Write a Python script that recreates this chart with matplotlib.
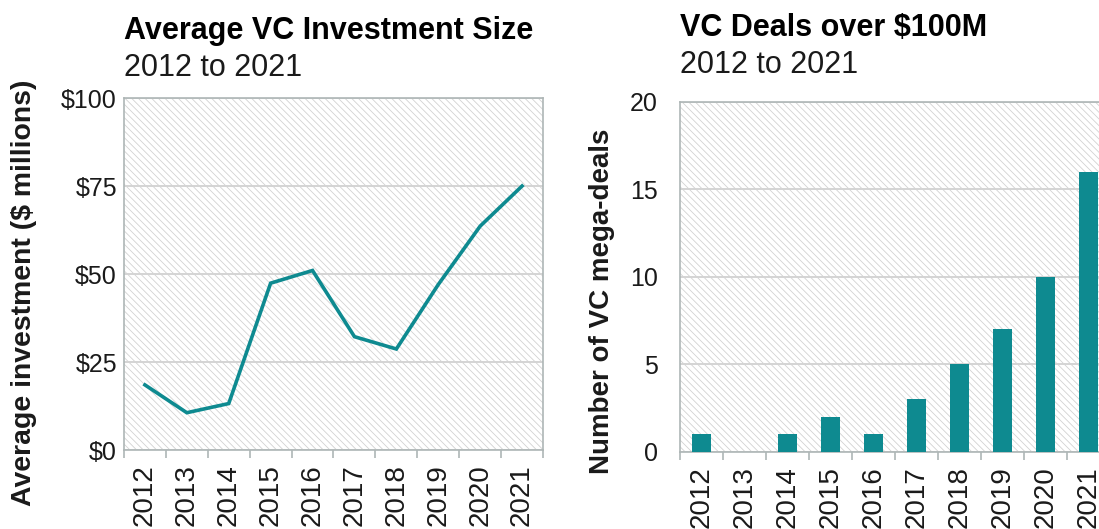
import numpy as np
import matplotlib
matplotlib.use("Agg")
import matplotlib.pyplot as plt
from matplotlib.patches import Rectangle

years = ["2012", "2013", "2014", "2015", "2016", "2017", "2018", "2019", "2020", "2021"]
avg_investment = [18.5, 10.6, 13.2, 47.4, 51.0, 32.2, 28.7, 47.0, 63.6, 75.0]
mega_deals = [1, 0, 1, 2, 1, 3, 5, 7, 10, 16]
inv_ticks = [0, 25, 50, 75, 100]
inv_ticklabels = ["$0", "$25", "$50", "$75", "$100"]
deal_ticks = [0, 5, 10, 15, 20]

teal = "#0e8a90"
grid_c = "#d4d4d4"
spine_c = "#aeb6b6"
txt = "#1a1a1a"

plt.rcParams['font.family'] = ['Liberation Sans', 'DejaVu Sans']
plt.rcParams['hatch.linewidth'] = 0.6

fig = plt.figure(figsize=(10.99, 5.29), dpi=100)
ax1 = fig.add_axes([0.1128, 0.1493, 0.3813, 0.6654])
ax2 = fig.add_axes([0.6187, 0.1456, 0.3913, 0.6616])


def style(ax, ticks, labels, ypad):
    n = len(years)
    ax.set_xlim(-0.5, n - 0.5)
    ax.set_ylim(ticks[0], ticks[-1])
    ax.add_patch(Rectangle((0, 0), 1, 1, transform=ax.transAxes, facecolor="white",
                           edgecolor="#d2d2d2", linewidth=0, hatch="\\" * 5, zorder=0.1))
    ax.set_axisbelow(True)
    ax.set_yticks(ticks)
    ax.set_yticklabels(labels)
    ax.yaxis.grid(True, color=grid_c, linewidth=1.4)
    ax.tick_params(axis="y", length=0, pad=ypad, labelsize=18, labelcolor=txt)
    # category boundaries get the tick marks, centres get the labels
    ax.set_xticks(np.arange(n + 1) - 0.5)
    ax.set_xticklabels([])
    ax.set_xticks(np.arange(n), minor=True)
    ax.set_xticklabels(years, minor=True, rotation=90)
    ax.tick_params(axis="x", which="major", length=6, width=1.2, color=spine_c)
    ax.tick_params(axis="x", which="minor", length=0, pad=10, labelsize=20, labelcolor=txt)
    for s in ax.spines.values():
        s.set_color(spine_c)
        s.set_linewidth(1.2)


style(ax1, inv_ticks, inv_ticklabels, 5)
ax1.plot(np.arange(len(years)), avg_investment, color=teal, linewidth=2.6,
         solid_joinstyle="miter", zorder=3)

style(ax2, deal_ticks, [str(t) for t in deal_ticks], 16)
ax2.bar(np.arange(len(years)), mega_deals, width=0.44, color=teal, zorder=3)

fig.text(0.1128, 0.926, "Average VC Investment Size", fontsize=22, fontweight="bold",
         color="black", va="baseline")
fig.text(0.1128, 0.856, "2012 to 2021", fontsize=22, color=txt, va="baseline")
fig.text(0.6187, 0.932, "VC Deals over $100M", fontsize=22, fontweight="bold",
         color="black", va="baseline")
fig.text(0.6187, 0.862, "2012 to 2021", fontsize=22, color=txt, va="baseline")

fig.text(0.022, 0.446, "Average investment ($ millions)", rotation=90, fontsize=20.4,
         fontweight="bold", color=txt, ha="center", va="center")
fig.text(0.548, 0.431, "Number of VC mega-deals", rotation=90, fontsize=20,
         fontweight="bold", color=txt, ha="center", va="center")

fig.savefig("out.png", dpi=100)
------------------------------------------------------------------------
→ EXERCISE:
Give again, word for word, every line from the top of the data through the line with "ax2 = fig.add_axes([0.6187, 0.1456, 0.3913, 0.6616])", both ends included, and exclude the pictures.

→ THE RESPONSE:
Write a Python script that recreates this chart with matplotlib.
import numpy as np
import matplotlib
matplotlib.use("Agg")
import matplotlib.pyplot as plt
from matplotlib.patches import Rectangle

years = ["2012", "2013", "2014", "2015", "2016", "2017", "2018", "2019", "2020", "2021"]
avg_investment = [18.5, 10.6, 13.2, 47.4, 51.0, 32.2, 28.7, 47.0, 63.6, 75.0]
mega_deals = [1, 0, 1, 2, 1, 3, 5, 7, 10, 16]
inv_ticks = [0, 25, 50, 75, 100]
inv_ticklabels = ["$0", "$25", "$50", "$75", "$100"]
deal_ticks = [0, 5, 10, 15, 20]

teal = "#0e8a90"
grid_c = "#d4d4d4"
spine_c = "#aeb6b6"
txt = "#1a1a1a"

plt.rcParams['font.family'] = ['Liberation Sans', 'DejaVu Sans']
plt.rcParams['hatch.linewidth'] = 0.6

fig = plt.figure(figsize=(10.99, 5.29), dpi=100)
ax1 = fig.add_axes([0.1128, 0.1493, 0.3813, 0.6654])
ax2 = fig.add_axes([0.6187, 0.1456, 0.3913, 0.6616])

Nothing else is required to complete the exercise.